Dans le cas du bassin Louise, il est peu probable que ce domaine public liquide, situé au cœur de la Capitale, reste indéfiniment interdit à la population ainsi qu'aux millions de touristes qui visitent Québec. Rappelons que le système de clubs privés de chasse et pêche installés sur des terres publiques a été aboli depuis plus de deux décennies par le gouvernement du Québec, et cela même en région. Alors, bétonner les privilèges d'un club privé nautique qui monopolise un lac public au centre-ville…

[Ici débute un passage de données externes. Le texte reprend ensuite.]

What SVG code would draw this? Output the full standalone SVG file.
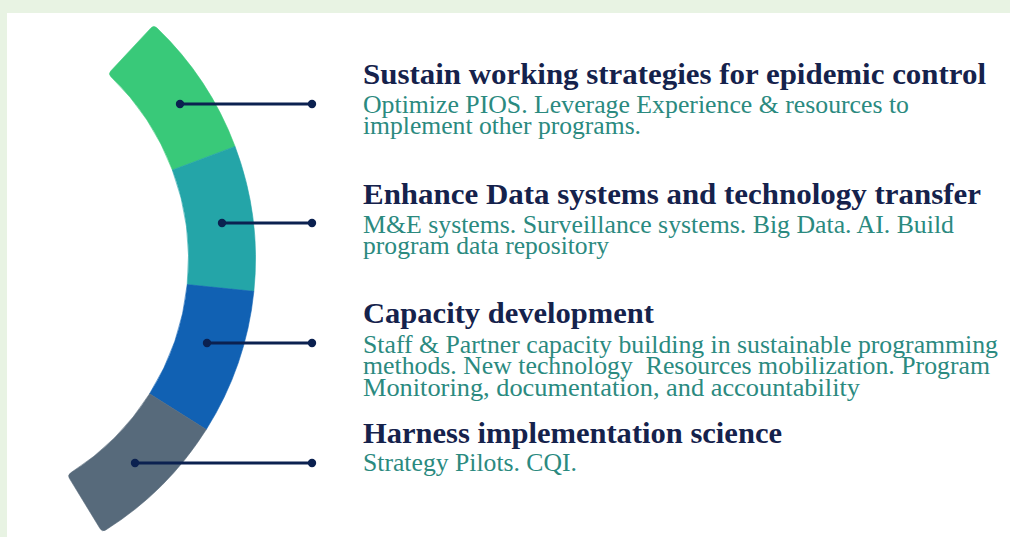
<svg xmlns="http://www.w3.org/2000/svg" width="1010" height="537" viewBox="0 0 1010 537">
  <style>
    .title { font-family: "Liberation Serif", "Times New Roman", serif; font-weight: bold; font-size: 29.5px; fill: #15224c; }
    .desc { font-family: "Liberation Serif", "Times New Roman", serif; font-size: 24.5px; fill: #2b8a7f; }
    .desc.big { font-size: 26px; }
    .link { stroke: #0b2150; stroke-width: 3; fill: none; }
    .dot { fill: #0b2150; }
  </style>

  <!-- page frame -->
  <rect x="0" y="0" width="1010" height="537" fill="#e8f3e3"/>
  <rect x="7" y="13" width="1003" height="524" fill="#ffffff"/>

  <!-- curved band, four segments around a common centre -->
  <g id="seg-sustain">
    <path fill="#39c979" stroke="#39c979" stroke-width="0.6" d="M 110.78 71.03 L 151.01 27.88 Q 153.74 24.95 156.78 27.84 A 320 320 0 0 1 235.05 146.42 L 172.33 169.99 A 253 253 0 0 0 110.93 76.70 Q 108.05 73.96 110.78 71.03 Z"/>
  </g>
  <g id="seg-data">
    <path fill="#24a5a8" stroke="#24a5a8" stroke-width="0.6" d="M 235.05 146.42 A 320 320 0 0 1 253.86 291.34 L 187.20 284.57 A 253 253 0 0 0 172.33 169.99 Z"/>
  </g>
  <g id="seg-capacity">
    <path fill="#1161b3" stroke="#1161b3" stroke-width="0.6" d="M 253.86 291.34 A 320 320 0 0 1 206.28 429.52 L 149.59 393.81 A 253 253 0 0 0 187.20 284.57 Z"/>
  </g>
  <g id="seg-science">
    <path fill="#576a7b" stroke="#576a7b" stroke-width="0.6" d="M 206.28 429.52 A 320 320 0 0 1 105.76 529.95 Q 102.22 532.14 100.14 528.73 L 69.40 478.36 Q 67.32 474.95 70.67 472.86 A 253 253 0 0 0 149.59 393.81 Z"/>
  </g>

  <!-- leader lines -->
  <g id="connectors">
    <line class="link" x1="180" y1="104" x2="312" y2="104"/>
    <circle class="dot" cx="180" cy="104" r="4.2"/>
    <circle class="dot" cx="312" cy="104" r="4.2"/>
    <line class="link" x1="222" y1="223" x2="312" y2="223"/>
    <circle class="dot" cx="222" cy="223" r="4.2"/>
    <circle class="dot" cx="312" cy="223" r="4.2"/>
    <line class="link" x1="207" y1="343" x2="312" y2="343"/>
    <circle class="dot" cx="207" cy="343" r="4.2"/>
    <circle class="dot" cx="312" cy="343" r="4.2"/>
    <line class="link" x1="135" y1="463" x2="312" y2="463"/>
    <circle class="dot" cx="135" cy="463" r="4.2"/>
    <circle class="dot" cx="312" cy="463" r="4.2"/>
  </g>

  <!-- text blocks -->
  <g id="text-sustain">
    <text class="title" x="363" y="84" textLength="623" lengthAdjust="spacingAndGlyphs">Sustain working strategies for epidemic control</text>
    <text class="desc" x="363" y="113" textLength="546" lengthAdjust="spacingAndGlyphs">Optimize PIOS. Leverage Experience &amp; resources to</text>
    <text class="desc" x="363" y="134" textLength="278" lengthAdjust="spacingAndGlyphs">implement other programs.</text>
  </g>
  <g id="text-data">
    <text class="title" x="363" y="204" textLength="618" lengthAdjust="spacingAndGlyphs">Enhance Data systems and technology transfer</text>
    <text class="desc" x="363" y="233" textLength="591" lengthAdjust="spacingAndGlyphs">M&amp;E systems. Surveillance systems. Big Data. AI. Build</text>
    <text class="desc" x="363" y="254" textLength="246" lengthAdjust="spacingAndGlyphs">program data repository</text>
  </g>
  <g id="text-capacity">
    <text class="title" x="363" y="323" textLength="291" lengthAdjust="spacingAndGlyphs">Capacity development</text>
    <text class="desc" x="363" y="353" textLength="635" lengthAdjust="spacingAndGlyphs">Staff &amp; Partner capacity building in sustainable programming</text>
    <text class="desc" x="363" y="374" textLength="627" lengthAdjust="spacingAndGlyphs" xml:space="preserve">methods. New technology  Resources mobilization. Program</text>
    <text class="desc big" x="363" y="396" textLength="497" lengthAdjust="spacingAndGlyphs">Monitoring, documentation, and accountability</text>
  </g>
  <g id="text-science">
    <text class="title" x="363" y="443" textLength="419" lengthAdjust="spacingAndGlyphs">Harness implementation science</text>
    <text class="desc" x="363" y="471" textLength="214" lengthAdjust="spacingAndGlyphs">Strategy Pilots. CQI.</text>
  </g>
</svg>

Qui plus est, il faut désormais tenir compte d'une volonté gouvernementale québécoise de "Redonner le fleuve aux Québécois" (ministre Paul Bégin). Dans ce cadre, le bassin Louise - idéalement situé - revêt désormais un intérêt national et non plus seulement local, à l'instar des rives du fleuve Saint-Laurent où intervient déjà la Commission de la Capitale nationale. L'interdire au public signifie en exclure sept millions de Québécois, 23 millions de Canadiens, sans parler de millions de touristes: pas très indiqué pour le développement social et touristique de la Capitale…

C'est pourquoi nous acheminons aussi le présent courrier à M. Lucien Bouchard, Premier ministre, à Mme Agnès Maltais, députée de Taschereau, à M. Paul Bégin, ministre responsable de la Capitale, à Madame Louise Harel, ministre des Affaires municipales, à M. Maxime Arseneau, ministre du Tourisme et à Madame Christiane Gagnon, députée de Québec à Ottawa.

Nous ajoutons à cette liste les ministres des Transports du Québec et du Canada, compte tenu que le bassin Louise intérieur appartient à la Couronne fédérale à titre d'équipement portuaire - aujourd'hui obsolète quant au chargement ou déchargement de marchandises ou de passagers. Il n'est plus utilisé que de façon tout à fait résiduelle pour des fonctions portuaires qui - elles - sont effectivement d'intérêt public.

Dans l'attente d'une réponse à chaque point abordé dans le présent courrier, nous demeurons, M. le Maire, vos tout dévoués quant à l'accès populaire, public et gratuit aux rivages et plans d'eau de la Capitale du Québec.